La mia prima volta
Venezia, giorno 8
Per qualche motivo è come se ora non fosse il momento, come se già non ricordassi più nulla di quella mezz’ora, come se il tempo speso per arrivare alla giornata di oggi si fosse mangiato quei preziosi minuti.
Eppure non credo che potrò dimenticare Tim Burton a pochi metri da me. Anzi, riavvolgendo il nastro: non credo che potrò dimenticare quel momento in cui era chiaro che “lui” sarebbe entrato nella sala: quando tutta la gente era già arrivata e stava in piedi nei corridoi laterali, quando la sicurezza prendeva possesso dei punti strategici, incrociando le mani in un gesto apparentemente pacificatore. Quando in un secondo i suoi capelli da folle sono spuntati fuori e sapevo che tutto, o quasi, sarebbe finito lì.
Stamattina per fortuna c’era il sole e alle sette e ventidue scendevo le scale con la borsa e il portatile, salivo sulla bici con l’Ipod nelle orecchie, pedalavo verso il Lido per essere una delle prima a entrate nella Sala Grande. Nightmare before Christmas, anzi, Tim Burton’s Nightmare Before Christmas forse non aveva bisogno di essere “tradotto” in 3-D, con questa fantastica tecnologia della Light & Magic di Lucas, ma certamente io avevo bisogno di sprofondare, letteralmente, dentro uno dei sogni magnifici di Burton. Toccare con mano Jack Scheleton e Sally, sentire come questi pupazzi di plastilina incantati dal cinema siano più che mai reali: chi ha bisogno di vedere dal vivo Adrien Brody (qualcuno direbbe Brad Pitt), quando posso avere Zero che mi scorrazza sugli occhi con il suo naso luminoso?
Alle undici siamo entrati nel salone delle conferenze stampa e ho assistito a cinque incontri: Gitai che maledice l’Istituto Luce, la protagonista di Mal nacida che mi affascina con la sua passione attoriale (tanto che non vedrà la Guzzanti per questo piccolo film portoghese), José Louis Guerin che racconta dell’amore per il cinema e per il suo En la ciudad de Sylvia, Miike San che, invece di rispondere alle domande (ma probabilmente non le capiva, perchè gliele traducevano in inglese), parlava come un cane pazzo, tra battute di spirito e butade su Tarantino.
Fino all’una e mezza ad aspettare, insomma, in prima fila, fingendo di essere interessata, per poi scoprire che qualche incontro intenso è accaduto davvero, inaspettato.
Perchè Tim Burton non è l’inaspettato che prende corpo davanti ai miei occhi, è il regista conosciuto che si mostra come un uomo cortese e emozionato, che sorride al lungo applauso che lo accoglie, con la bocca lievemente storta di chi un pò di ansia la prova ancora. I suoi famosi occhiali scuri gli coprivano il volto, penso per timidezza, in fondo, non per moda o vanità: in fondo tenero e profondamente normale come i suoi film, grato alle persone che lo ammirano, superstar per ciò che è riuscito a fare, non per l’atteggiamento davanti ai fan.

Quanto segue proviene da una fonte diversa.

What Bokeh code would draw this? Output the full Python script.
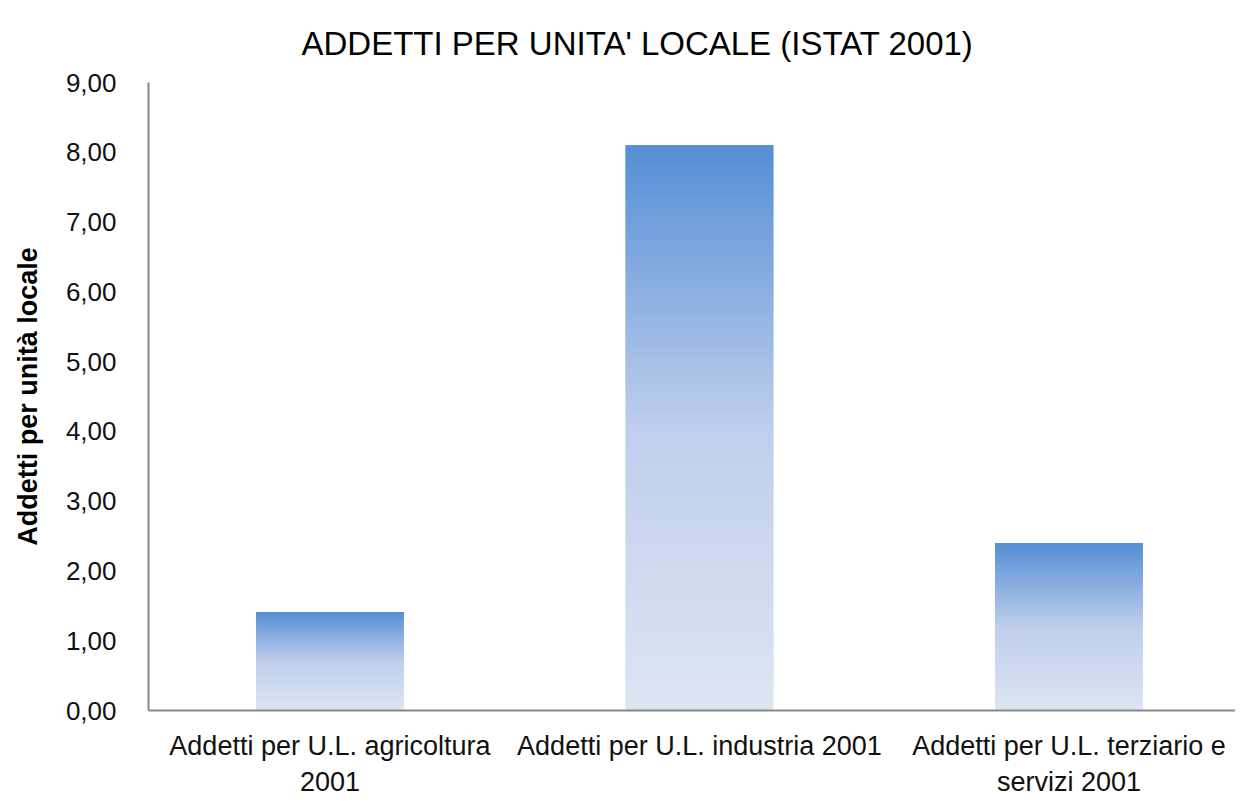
import numpy as np
from bokeh.plotting import figure
from bokeh.models import FixedTicker, Range1d, ColumnDataSource
from bokeh.embed import file_html
from bokeh.resources import INLINE

# ---- data ----
title_text = "ADDETTI PER UNITA' LOCALE (ISTAT 2001)"
y_label_text = "Addetti per unità locale"
categories = ["Addetti per U.L. agricoltura 2001",
              "Addetti per U.L. industria 2001",
              "Addetti per U.L. terziario e servizi 2001"]
category_labels = ["Addetti per U.L. agricoltura\n2001",
                   "Addetti per U.L. industria 2001",
                   "Addetti per U.L. terziario e\nservizi 2001"]
values = [1.41, 8.10, 2.40]
y_ticks = [0, 1, 2, 3, 4, 5, 6, 7, 8, 9]
y_tick_labels = ["0,00", "1,00", "2,00", "3,00", "4,00", "5,00", "6,00", "7,00", "8,00", "9,00"]

FONT = "Liberation Sans"
AXIS_GRAY = "#878787"

# gradient stops (fraction from top of bar, rgb)
stops_pos = [0.0, 0.5, 1.0]
stops_rgb = [(85, 142, 213), (190, 206, 236), (221, 229, 243)]

p = figure(width=1235, height=799, output_backend="svg", toolbar_location=None,
           x_range=Range1d(-0.491, 2.4506), y_range=Range1d(0, 9),
           min_border_left=148, min_border_right=0, min_border_top=82,
           min_border_bottom=20)
p.outline_line_color = None
p.background_fill_color = "white"
p.border_fill_color = "white"
p.xgrid.visible = False
p.ygrid.visible = False

# gradient bars built from overlapping slices
N = 120
xs, bottoms, tops, colors = [], [], [], []
for i, v in enumerate(values):
    for k in range(N):
        b = v * k / N
        t = min(v, v * (k + 2) / N)
        frac_top = 1 - (k + 0.5) / N
        r = np.interp(frac_top, stops_pos, [c[0] for c in stops_rgb])
        g = np.interp(frac_top, stops_pos, [c[1] for c in stops_rgb])
        bl = np.interp(frac_top, stops_pos, [c[2] for c in stops_rgb])
        xs.append(i)
        bottoms.append(b)
        tops.append(t)
        colors.append("#%02x%02x%02x" % (int(round(r)), int(round(g)), int(round(bl))))
src = ColumnDataSource(dict(x=xs, bottom=bottoms, top=tops, color=colors))
p.vbar(x="x", bottom="bottom", top="top", width=0.4, fill_color="color",
       line_color=None, source=src)

# axes
p.xaxis.ticker = FixedTicker(ticks=list(range(len(categories))))
p.xaxis.major_label_overrides = {i: lab for i, lab in enumerate(category_labels)}
p.yaxis.ticker = FixedTicker(ticks=y_ticks)
p.yaxis.major_label_overrides = {t: lab for t, lab in zip(y_ticks, y_tick_labels)}
for ax in (p.xaxis, p.yaxis):
    ax.axis_line_color = AXIS_GRAY
    ax.axis_line_width = 2
    ax.major_tick_line_color = None
    ax.minor_tick_line_color = None
    ax.major_tick_out = 0
    ax.major_tick_in = 0
    ax.major_label_text_font = FONT
    ax.major_label_text_color = "#111111"
p.yaxis.major_label_text_font_size = "26px"
p.xaxis.major_label_text_font_size = "27px"
p.yaxis.major_label_standoff = 32
p.xaxis.major_label_standoff = 20

p.yaxis.axis_label = y_label_text
p.yaxis.axis_label_text_font = FONT
p.yaxis.axis_label_text_font_size = "27px"
p.yaxis.axis_label_text_font_style = "bold"
p.yaxis.axis_label_text_color = "#000000"
p.yaxis.axis_label_standoff = 20

# title
p.title.text = title_text
p.title.text_font = FONT
p.title.text_font_size = "33px"
p.title.text_font_style = "normal"
p.title.align = "left"
p.title.offset = 153
p.title.vertical_align = "bottom"
p.title.text_color = "#000000"
p.title.standoff = 41

open("out.html", "w").write(file_html(p, INLINE))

Fan stamattina lo eravamo tutti, molti lo hanno ringraziato per un cinema che fa innamorare ogni volta, che ci lascia spazio per implodere nelle emozioni, che ci racconta delle favole belle, fatte di luce, pellicola e riccioli. Sì, avrei voluto chiedere qualcosa, ma poi dentro di me pensavo: «Mi interessa veramente sapere se Burton girerà un film ispirandosi alla storia d’amore tra la Von Teese e Manson?». No, non così tanto. Quello che vorrei è forse solo un contatto visivo, guardare negli occhi una persona che per me è un grande artista, che mi parla ogni volta che sono al cospetto del suo cinema.
Alla fine la sua voce ferma ma pacata ha salutato la sala e in molti, me compresa, ci siamo precipitati verso di lui, chi per una foto, chi per un autografo. Un autografo, che cosa inutile, che diavolo me ne faccio di una strisciata di inchistro anonimo e irriconoscibile? Una foto forse, meglio catturare quel momento e portarmi a casa un pezzo dell’anima di Tim Burton. Ma la gente spingeva e si accalcava, le foto venivano tutte mosse, non vedevo nulla. Mi sono sentita stupida, come se stessi mediando quell’attimo di vicinanza attraverso lo schermo della macchina fotografica, perdendomi, inveitabilmente, dei pezzo di realtà. Così ho smesso di guardare “attraverso” e sono stata qualche minuto a osservare Tim Burton davanti a me, vedendo non vista, come se fossi stata al cinema. E in quel momento ho visto bene.